> **REQUIREMENTS**: Each line from the start of the records below through the line that contains "import plotly.graph_objects as go" should be printed exactly. Pictures are omitted.

> **GIVEN ENTRIES**:
********
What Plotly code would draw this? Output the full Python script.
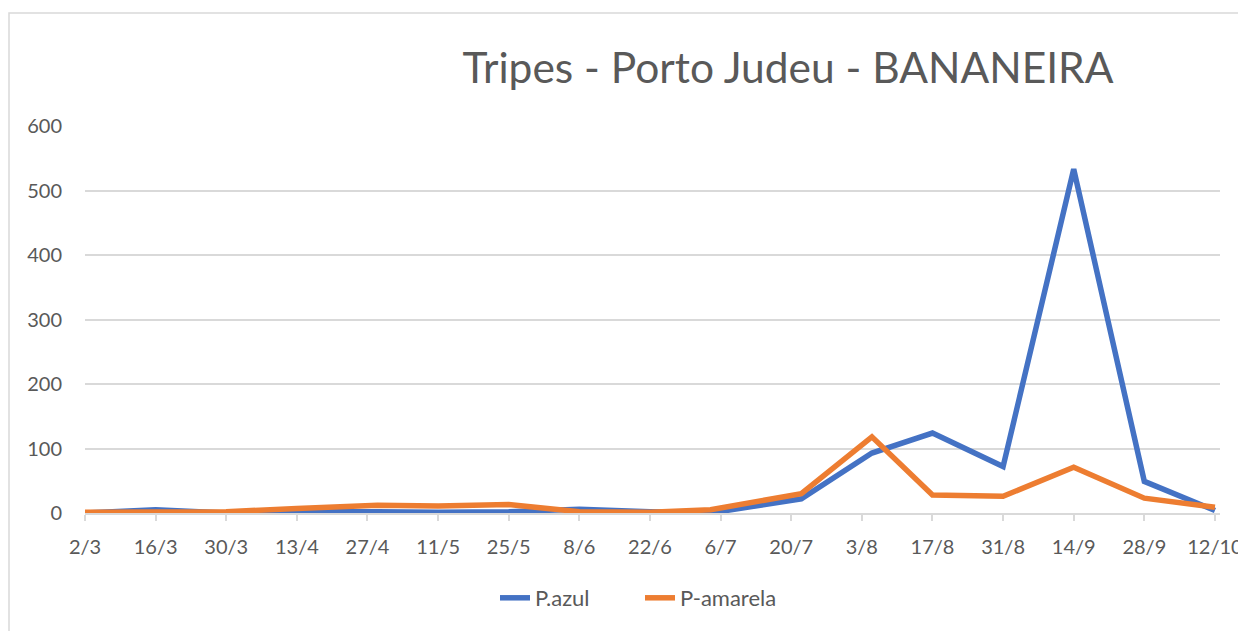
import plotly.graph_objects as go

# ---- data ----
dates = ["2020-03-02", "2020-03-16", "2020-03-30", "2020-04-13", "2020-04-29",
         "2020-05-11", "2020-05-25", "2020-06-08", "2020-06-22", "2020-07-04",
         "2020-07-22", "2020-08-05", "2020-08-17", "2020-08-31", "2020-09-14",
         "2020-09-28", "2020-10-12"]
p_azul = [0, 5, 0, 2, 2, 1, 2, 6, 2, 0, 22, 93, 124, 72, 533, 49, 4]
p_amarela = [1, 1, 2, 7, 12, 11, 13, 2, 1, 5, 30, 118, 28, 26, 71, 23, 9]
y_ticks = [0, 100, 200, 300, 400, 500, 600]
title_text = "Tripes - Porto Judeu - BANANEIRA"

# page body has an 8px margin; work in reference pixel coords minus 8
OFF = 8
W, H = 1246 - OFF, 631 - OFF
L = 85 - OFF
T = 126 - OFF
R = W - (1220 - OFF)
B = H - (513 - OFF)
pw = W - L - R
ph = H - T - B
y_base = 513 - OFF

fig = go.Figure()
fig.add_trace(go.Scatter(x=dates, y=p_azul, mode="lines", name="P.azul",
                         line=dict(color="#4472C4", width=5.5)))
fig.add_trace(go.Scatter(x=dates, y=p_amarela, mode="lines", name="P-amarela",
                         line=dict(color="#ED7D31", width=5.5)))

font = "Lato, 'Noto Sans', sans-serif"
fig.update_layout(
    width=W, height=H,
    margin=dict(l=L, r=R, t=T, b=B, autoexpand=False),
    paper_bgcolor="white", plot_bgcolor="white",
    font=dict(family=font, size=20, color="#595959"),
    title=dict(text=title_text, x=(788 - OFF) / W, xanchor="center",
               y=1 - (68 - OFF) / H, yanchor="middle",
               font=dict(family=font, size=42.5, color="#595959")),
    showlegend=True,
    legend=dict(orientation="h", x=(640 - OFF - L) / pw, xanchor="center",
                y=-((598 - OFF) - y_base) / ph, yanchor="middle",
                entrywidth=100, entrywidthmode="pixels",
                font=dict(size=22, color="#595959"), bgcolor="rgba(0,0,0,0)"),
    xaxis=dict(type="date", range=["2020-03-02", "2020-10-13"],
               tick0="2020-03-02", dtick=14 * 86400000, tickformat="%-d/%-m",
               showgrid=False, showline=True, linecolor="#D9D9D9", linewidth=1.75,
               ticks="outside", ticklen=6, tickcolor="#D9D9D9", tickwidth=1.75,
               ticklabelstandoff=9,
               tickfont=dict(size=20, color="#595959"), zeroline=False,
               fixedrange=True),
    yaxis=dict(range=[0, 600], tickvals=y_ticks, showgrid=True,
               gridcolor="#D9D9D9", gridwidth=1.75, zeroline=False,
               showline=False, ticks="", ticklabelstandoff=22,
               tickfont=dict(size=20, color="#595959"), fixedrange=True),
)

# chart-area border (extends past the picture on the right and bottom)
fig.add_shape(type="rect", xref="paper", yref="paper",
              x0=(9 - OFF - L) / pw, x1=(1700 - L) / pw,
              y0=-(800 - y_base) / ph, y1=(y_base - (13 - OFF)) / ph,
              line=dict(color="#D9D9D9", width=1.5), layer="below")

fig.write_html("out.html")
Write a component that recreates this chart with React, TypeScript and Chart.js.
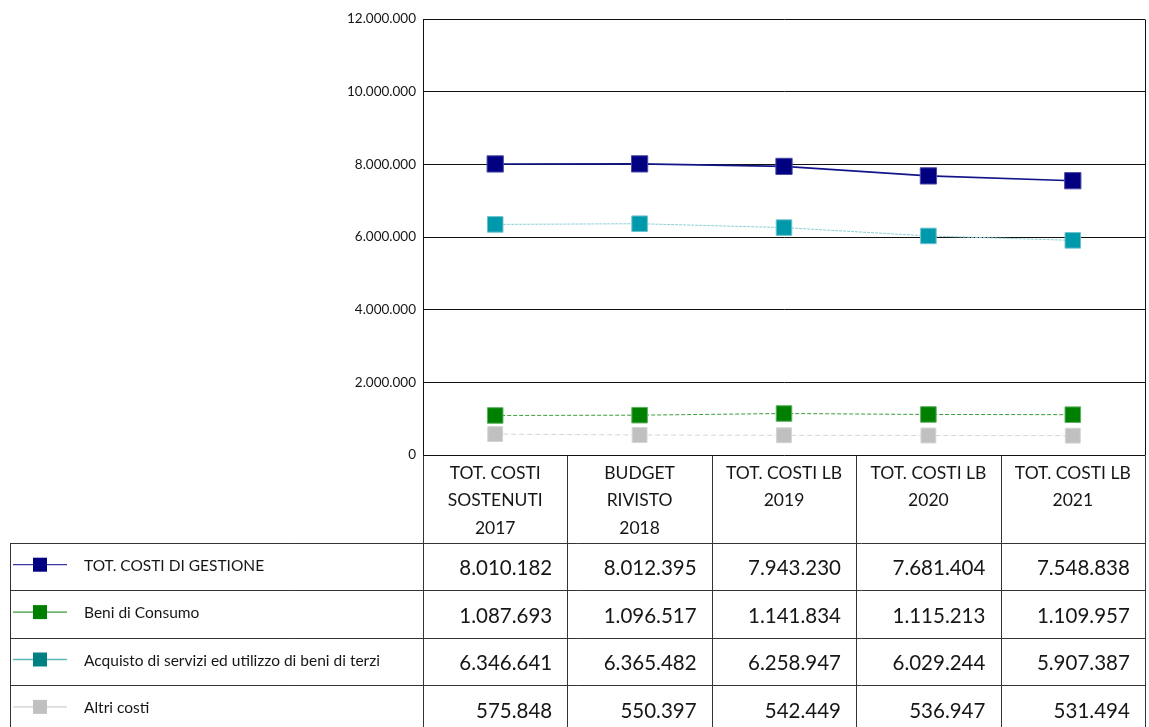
********
> **SOLUTION TO THIS PROBLEM**:
What Plotly code would draw this? Output the full Python script.
import plotly.graph_objects as go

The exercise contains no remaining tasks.